I keep reading in the documents about the asymptotic distribution of the CLT. I am learning things by myself so try to figure it out on my own and don't have a teacher to ask the question to.
So it's my understanding that the variance of the sample mean is:
$Var(\bar X) = {{ \sigma^2 } \over { n }}.$
I also know that you can write this variance as $E[(\bar X - \mu)^2]$ where $\bar X$ is the sample mean and $\mu$ is the population mean. you can definitely plot the first equation (if you know the population variance $\sigma^2$) and yes you would get a curve which is going very close to the x-axis (without even touching it); this my understanding of what they "asymptotic" word means.
I am trying to understand if this is what it means when I find in text books that the CLT has an asymptotic distribution? Could someone explained a bit more what it means when one says that "the Central Limit Theorem provides the asymptotic distribution of $\sqrt{N}(\bar X − \mu)$"?
Thank you very much.
The fact that the variance of $\bar X_n$ goes to zero when $n\to\infty$ (like $\sigma^2/n$) indicates that $\bar X_n$ looks more and more like the constant random variable equal to $E[\bar X_n]=\mu$. The CLT is a second order expansion of $\bar X_n$ around $\mu$. The surprise, when one first sees this result, is that the convergence of $\bar X_n-\mu$ suitably normalized happens in distribution (but not in probability, even less almost surely).
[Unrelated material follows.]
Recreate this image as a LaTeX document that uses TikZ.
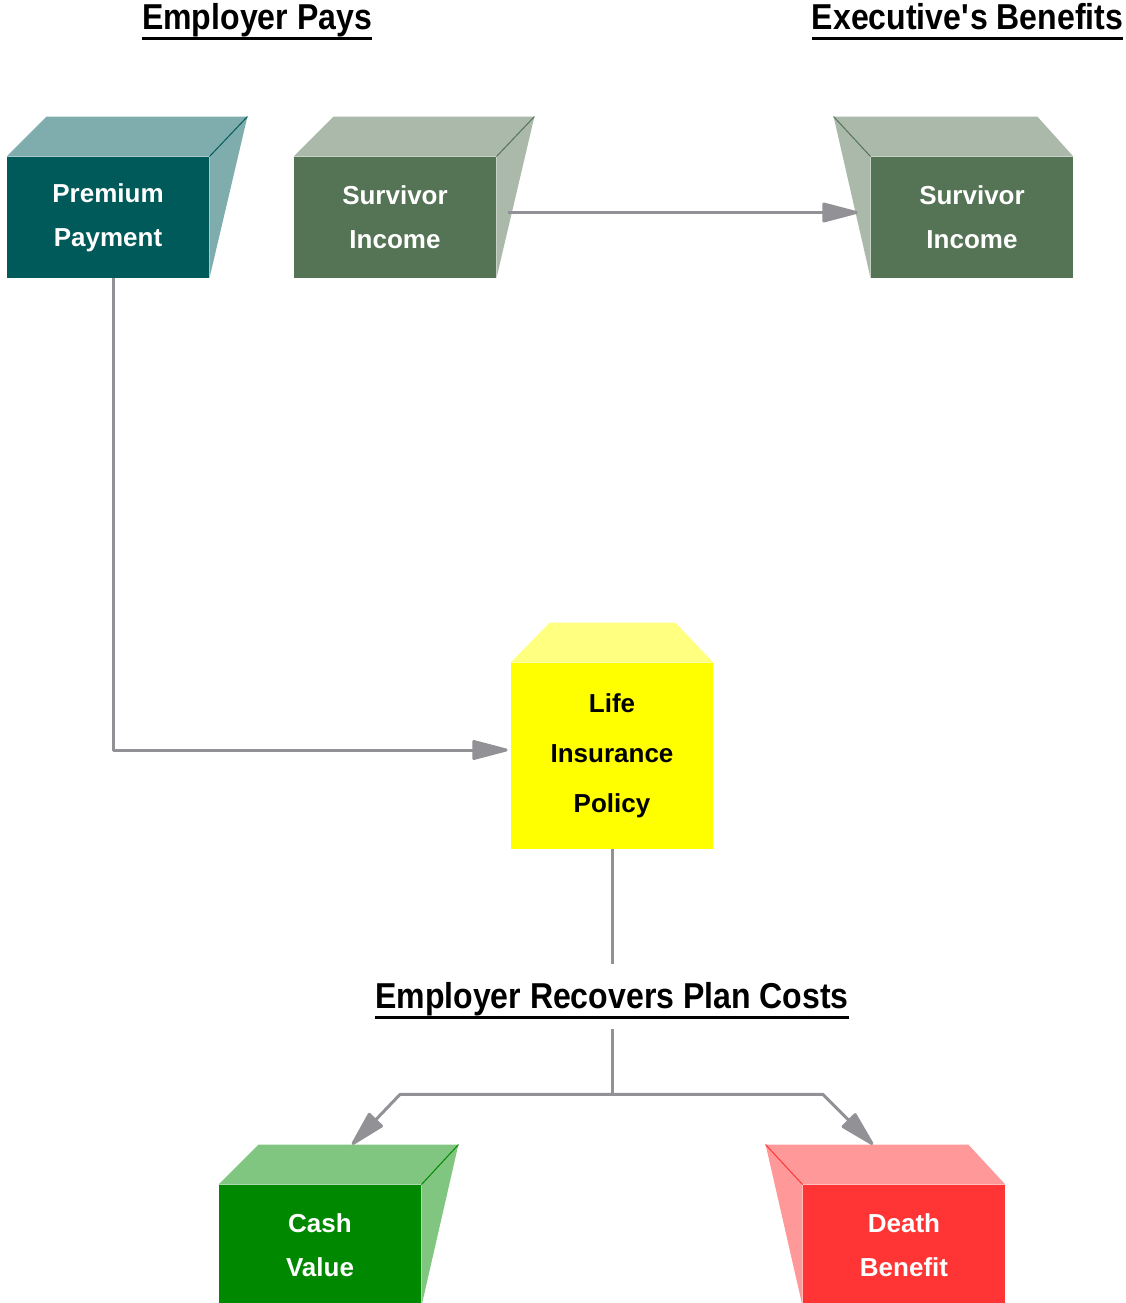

At the end of the day, the CLT is a relatively weak statement saying, first, that the correct normalization is $\sqrt{n}$ (not a surprise if one wants the variance to converge to a positive finite limit) and, second, that $Z_n=\sqrt{n}(\bar X_n-\mu)$ converges in distribution to a normal random variable $Z$ with mean $0$ and variance $\sigma^2$. This means that, for every real number $z$, $$ P[Z_n\leqslant z]\to P[Z\leqslant z]. $$ Since one knows the distribution of $Z$, one knows that the value of the RHS is $$ P[Z\leqslant z]=\int_{-\infty}^{x/\sigma}\frac1{\sqrt{2\pi}}\mathrm e^{-t^2/2}\mathrm dt. $$ Note that the almost sure behaviour of $Z_n$ is another matter, since $\limsup\limits_{n\to+\infty}Z_n=+\infty$ and $\liminf\limits_{n\to+\infty}Z_n=-\infty$, almost surely (a keyword here being law of iterated logarithm).
To sum up, the fact that the variance is $\sigma^2/n$ suggests the normalization in the CLT but the CLT itself is a much more encompassing result. For example, the fact that a unique distribution (the normal one) captures the behaviour of every $\bar X_n$ (provided square integrability) should be truly bewildering.